If we exist inside the soul (an idea from Anam Cara:  A Book of Celtic Wisdom  – again from Gay Gay), instead of the soul "inside" the body, then"opening to ourselves" has a whole new connotation.  The visual (which is the way I think since I'm an artist) truely becomes of the rosebud opening into the flower; but don't stop there.  Open the flower fully – the petals fall away and the seed emerges – the "what next" – the possibility of being a full rose bush instead of a single bud.  But of course not all seeds make it to regeneration, much less a full blown bush.

Does the flower know of the bush?  Does the caterpillar know of the butterfly?  How do we negotiate the spaces between what we know and what is possible?  How do we purposefully move into the unknowing?

Name it Wylde and give yourself permission to be there.

***

some other interesting quotes, same book:

"If we have learned to trust the inner self when it sings, can we trust it when the singing goes flat or stops all together?  What is it that we trust anyway?"

"We want to know whether we're going through a 'dark night of the soul' or a depression.  If it's "a dark night,' we'll try to get through it.  If not, we want Elavil." [gotta love the humor].

 

What I take from this is that humor, and questions are good things when wandering thru the Wylde.  I may be the only person in the world who hasn't quite figured this out yet, but it was a great "aha" moment for me, so I thought I'd share.

8 Comments

  • i like that… that the soul could be the life of possibility inside the seed.

  • Hi, Tammy! Thanks for sharing the poem…Perhaps the best personification of women in the written word! It is a huge poem…it is Wlyde! :o) Happy Autumn Days…

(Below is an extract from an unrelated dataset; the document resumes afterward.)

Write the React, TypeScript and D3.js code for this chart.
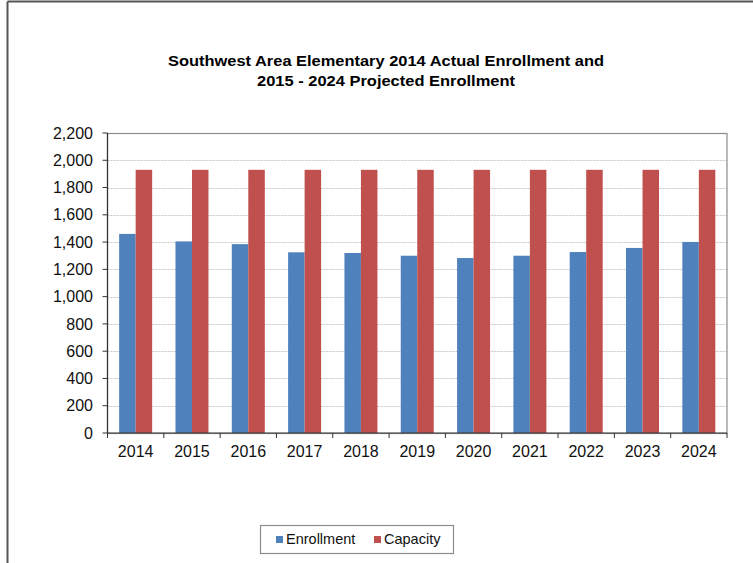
import { useMemo } from 'react';
import * as d3 from 'd3';

const years = ['2014', '2015', '2016', '2017', '2018', '2019', '2020', '2021', '2022', '2023', '2024'];
const enrollment = [1460, 1405, 1385, 1325, 1320, 1300, 1283, 1300, 1327, 1357, 1401];
const capacity = [1930, 1930, 1930, 1930, 1930, 1930, 1930, 1930, 1930, 1930, 1930];
const seriesNames = ['Enrollment', 'Capacity'];
const seriesColors = ['#4f81bd', '#c0504d'];
const yTicks = [0, 200, 400, 600, 800, 1000, 1200, 1400, 1600, 1800, 2000, 2200];
const titleLines = [
  'Southwest Area Elementary 2014 Actual Enrollment and',
  '2015 - 2024 Projected Enrollment',
];
const titleWidths = [436, 258];

const W = 753;
const H = 563;
const PLOT = { left: 107.5, right: 727, top: 133, bottom: 433 };
const FONT = "'Liberation Sans', Arial, sans-serif";

export default function App() {
  const x = useMemo(
    () => d3.scaleBand<string>().domain(years).range([PLOT.left, PLOT.right]).paddingInner(0).paddingOuter(0),
    [],
  );
  const inner = useMemo(
    () => d3.scaleBand<string>().domain(seriesNames).range([0, 33]).padding(0),
    [],
  );
  const y = useMemo(() => d3.scaleLinear().domain([0, 2200]).range([PLOT.bottom, PLOT.top]), []);
  const fmt = d3.format(',');
  const series = [enrollment, capacity];
  const step = x.step();

  return (
    <div style={{ position: 'fixed', left: 0, top: 0 }}>
      <svg width={W} height={H} style={{ display: 'block', background: '#fff' }}>
        {/* outer chart frame */}
        <line x1={7.5} y1={1.5} x2={W} y2={1.5} stroke="#555" strokeWidth={2} />
        <line x1={7.5} y1={1.5} x2={7.5} y2={H} stroke="#555" strokeWidth={2} />

        {titleLines.map((t, i) => (
          <text
            key={t}
            x={386}
            y={66 + i * 20}
            textAnchor="middle"
            fontFamily={FONT}
            fontWeight="bold"
            fontSize={15}
            textLength={titleWidths[i]}
            lengthAdjust="spacingAndGlyphs"
            fill="#000"
          >
            {t}
          </text>
        ))}

        {/* gridlines */}
        {yTicks.slice(1).map((v) => (
          <line
            key={v}
            x1={PLOT.left}
            x2={PLOT.right}
            y1={Math.round(y(v)) + 0.5}
            y2={Math.round(y(v)) + 0.5}
            stroke="#c8c8c8"
            strokeDasharray="2,1"
          />
        ))}

        {/* bars */}
        {series.map((vals, si) =>
          vals.map((v, i) => {
            const cx = x(years[i])! + step / 2 - inner.range()[1] / 2;
            return (
              <rect
                key={`${si}-${i}`}
                x={cx + inner(seriesNames[si])!}
                y={y(v)}
                width={inner.bandwidth()}
                height={y(0) - y(v)}
                fill={seriesColors[si]}
              />
            );
          }),
        )}

        {/* plot border */}
        <rect
          x={PLOT.left}
          y={PLOT.top + 0.5}
          width={PLOT.right - PLOT.left}
          height={PLOT.bottom - PLOT.top}
          fill="none"
          stroke="#8c8c8c"
          strokeWidth={1.2}
        />
        <line x1={PLOT.left} x2={PLOT.left} y1={PLOT.top} y2={PLOT.bottom} stroke="#333" strokeWidth={1.2} />
        <line x1={PLOT.left} x2={PLOT.right} y1={PLOT.bottom} y2={PLOT.bottom} stroke="#333" strokeWidth={1.2} />

        {/* y ticks and labels */}
        {yTicks.map((v) => (
          <g key={v}>
            <line x1={PLOT.left - 5} x2={PLOT.left} y1={y(v)} y2={y(v)} stroke="#333" />
            <text
              x={93}
              y={y(v)}
              dy="0.35em"
              textAnchor="end"
              fontFamily={FONT}
              fontSize={16}
              fill="#111"
            >
              {fmt(v)}
            </text>
          </g>
        ))}

        {/* x ticks and labels */}
        {[...years.map((yr) => x(yr)!), PLOT.right].map((px, i) => (
          <line key={i} x1={px} x2={px} y1={PLOT.bottom} y2={PLOT.bottom + 5} stroke="#333" />
        ))}
        {years.map((yr) => (
          <text
            key={yr}
            x={x(yr)! + step / 2}
            y={457}
            textAnchor="middle"
            fontFamily={FONT}
            fontSize={16}
            fill="#111"
          >
            {yr}
          </text>
        ))}

        {/* legend */}
        <rect x={260.5} y={525.5} width={193} height={28} fill="#fff" stroke="#8c8c8c" strokeWidth={1.2} />
        {seriesNames.map((name, i) => {
          const lx = [276, 374][i];
          return (
            <g key={name}>
              <rect x={lx} y={536} width={7} height={7} fill={seriesColors[i]} />
              <text x={lx + 10} y={544} fontFamily={FONT} fontSize={14.5} fill="#111">
                {name}
              </text>
            </g>
          );
        })}
      </svg>
    </div>
  );
}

  • Thanks for sharing the poem – it feels bigger than life and mysterious – which I think fits angels rather well. Thanks for sharing some of your journal thoughts and musings, too – wyse and wylde thoughts that inspire – "Does the flower know of the bush? Does the caterpillar know of the butterfly?"…they read rather like koans. Something to meditate on…

  • Hi Tammy.
    Wow….deep! Your words are always so thought provoking and I am thankful that you allow me to read them. I believe in angles and the poem,"The Angels" was as if I was reading my own thoughts out loud.
    As always, thank you for sharing.
    Have a good week.
    Lois

  • Hi Tammy,
    Thank you for visiting my site and sharing your care:) I feel so thrilled and honoured to receive the Wylde Woman Award. I THANK YOU for your dedication to enlarging women's power in the world stretched sisterhood. I LOVE Angels, and I strongly believe that each one of us is angel and most of the time I fly over by embracing another angel with love and care.
    Have a creative day. Happy Autumn Wishes.

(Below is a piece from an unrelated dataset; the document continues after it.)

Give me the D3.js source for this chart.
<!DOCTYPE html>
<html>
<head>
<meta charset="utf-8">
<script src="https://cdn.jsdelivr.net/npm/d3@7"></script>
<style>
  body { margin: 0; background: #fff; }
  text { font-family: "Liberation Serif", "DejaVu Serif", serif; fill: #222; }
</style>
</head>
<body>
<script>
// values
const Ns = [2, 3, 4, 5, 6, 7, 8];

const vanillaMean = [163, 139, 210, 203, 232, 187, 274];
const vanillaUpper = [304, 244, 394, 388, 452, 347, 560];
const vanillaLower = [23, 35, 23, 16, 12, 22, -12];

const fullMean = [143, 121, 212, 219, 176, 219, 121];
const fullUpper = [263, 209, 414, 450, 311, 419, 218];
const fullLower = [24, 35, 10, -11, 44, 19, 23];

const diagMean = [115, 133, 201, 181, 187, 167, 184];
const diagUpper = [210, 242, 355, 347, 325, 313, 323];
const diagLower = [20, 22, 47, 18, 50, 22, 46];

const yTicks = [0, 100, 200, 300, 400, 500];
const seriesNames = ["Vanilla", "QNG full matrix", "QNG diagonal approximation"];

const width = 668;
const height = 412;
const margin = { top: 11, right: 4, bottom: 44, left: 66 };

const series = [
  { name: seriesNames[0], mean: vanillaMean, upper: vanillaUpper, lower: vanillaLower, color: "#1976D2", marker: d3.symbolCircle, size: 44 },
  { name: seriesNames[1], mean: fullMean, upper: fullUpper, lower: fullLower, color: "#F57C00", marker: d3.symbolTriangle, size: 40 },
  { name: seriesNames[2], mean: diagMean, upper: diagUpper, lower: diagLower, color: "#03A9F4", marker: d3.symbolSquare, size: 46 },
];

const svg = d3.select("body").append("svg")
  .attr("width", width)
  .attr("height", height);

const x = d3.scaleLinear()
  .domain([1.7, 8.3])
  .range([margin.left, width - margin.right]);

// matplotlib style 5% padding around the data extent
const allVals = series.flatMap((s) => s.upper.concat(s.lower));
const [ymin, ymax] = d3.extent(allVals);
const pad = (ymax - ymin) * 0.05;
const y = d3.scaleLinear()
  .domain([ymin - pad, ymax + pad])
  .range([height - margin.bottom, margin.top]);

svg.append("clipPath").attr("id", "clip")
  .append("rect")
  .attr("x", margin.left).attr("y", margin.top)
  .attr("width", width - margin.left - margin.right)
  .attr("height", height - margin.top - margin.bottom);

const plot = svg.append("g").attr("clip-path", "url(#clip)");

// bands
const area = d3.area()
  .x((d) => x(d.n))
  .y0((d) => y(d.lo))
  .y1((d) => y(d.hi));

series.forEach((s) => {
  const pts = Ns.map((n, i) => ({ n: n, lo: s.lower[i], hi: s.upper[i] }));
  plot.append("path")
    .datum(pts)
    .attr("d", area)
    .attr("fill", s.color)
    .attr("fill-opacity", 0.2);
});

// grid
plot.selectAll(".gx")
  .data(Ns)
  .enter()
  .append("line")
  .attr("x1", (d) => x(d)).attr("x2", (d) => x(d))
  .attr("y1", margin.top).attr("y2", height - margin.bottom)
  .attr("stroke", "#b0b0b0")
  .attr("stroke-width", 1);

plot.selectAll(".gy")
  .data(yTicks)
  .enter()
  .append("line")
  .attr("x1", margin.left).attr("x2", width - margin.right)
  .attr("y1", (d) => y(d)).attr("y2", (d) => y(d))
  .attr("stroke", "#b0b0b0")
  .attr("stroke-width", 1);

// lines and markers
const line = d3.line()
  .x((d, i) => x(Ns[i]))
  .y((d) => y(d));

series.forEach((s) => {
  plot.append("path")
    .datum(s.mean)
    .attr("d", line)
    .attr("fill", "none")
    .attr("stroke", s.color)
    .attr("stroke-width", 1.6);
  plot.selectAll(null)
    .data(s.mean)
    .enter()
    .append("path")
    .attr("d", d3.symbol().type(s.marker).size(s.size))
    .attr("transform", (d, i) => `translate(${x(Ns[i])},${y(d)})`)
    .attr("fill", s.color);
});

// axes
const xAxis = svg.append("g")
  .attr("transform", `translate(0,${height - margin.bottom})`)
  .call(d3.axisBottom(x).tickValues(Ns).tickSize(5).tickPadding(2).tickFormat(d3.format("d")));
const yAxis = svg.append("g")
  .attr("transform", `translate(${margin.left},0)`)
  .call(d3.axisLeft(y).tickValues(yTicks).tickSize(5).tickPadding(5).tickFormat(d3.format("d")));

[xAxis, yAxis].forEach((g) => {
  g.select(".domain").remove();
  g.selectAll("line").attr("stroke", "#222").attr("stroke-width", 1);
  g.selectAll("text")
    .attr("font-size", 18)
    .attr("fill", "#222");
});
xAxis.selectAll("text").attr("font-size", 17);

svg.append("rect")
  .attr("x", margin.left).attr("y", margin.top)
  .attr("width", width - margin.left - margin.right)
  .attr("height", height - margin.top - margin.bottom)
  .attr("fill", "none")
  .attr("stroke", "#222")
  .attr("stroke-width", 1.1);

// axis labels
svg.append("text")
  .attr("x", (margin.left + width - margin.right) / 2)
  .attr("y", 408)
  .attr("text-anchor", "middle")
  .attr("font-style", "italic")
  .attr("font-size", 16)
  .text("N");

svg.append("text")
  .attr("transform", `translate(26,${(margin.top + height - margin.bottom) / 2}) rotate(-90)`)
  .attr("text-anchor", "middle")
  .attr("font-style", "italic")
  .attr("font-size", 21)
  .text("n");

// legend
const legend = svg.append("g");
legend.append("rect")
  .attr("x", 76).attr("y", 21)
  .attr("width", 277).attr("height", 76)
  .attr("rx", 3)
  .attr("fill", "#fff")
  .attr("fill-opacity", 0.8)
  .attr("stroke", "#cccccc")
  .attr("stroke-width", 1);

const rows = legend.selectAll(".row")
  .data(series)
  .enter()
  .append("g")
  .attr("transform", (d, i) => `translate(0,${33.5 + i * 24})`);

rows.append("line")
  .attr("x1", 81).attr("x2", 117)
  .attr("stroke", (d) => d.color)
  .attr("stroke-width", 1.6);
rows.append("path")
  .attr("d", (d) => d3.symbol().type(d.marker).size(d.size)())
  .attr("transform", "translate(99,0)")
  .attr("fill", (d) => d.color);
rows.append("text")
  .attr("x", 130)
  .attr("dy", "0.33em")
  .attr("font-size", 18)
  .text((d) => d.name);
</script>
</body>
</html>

  • I forgot to say something very important: love your crayon drawings, so colourful and round and expressive
    A

  • Tammy, thanks for sharing the poem, it is such a beautiful one and brings hundred pictures to my mind (of angels:) and thanks for sharing your journal notes and quotes, your ponderings, always interesting!
    love
    Andrea

  • Tammi, your quotes are always such a gift. I have been amazed by Linda Hogan since the novel "Mean Spirit" in 1990. I have already put holds on "Face to Face" and "The Feminine Face of God" at my local library: it had both. Having written a number of poems about angels myself, I greatly appreciate Judith Roche's "The Angels." Angels are not pretty little things, but forces to be reckoned with.

    And by the way: your crayon drawings are inspired. They would make wonderful quilts!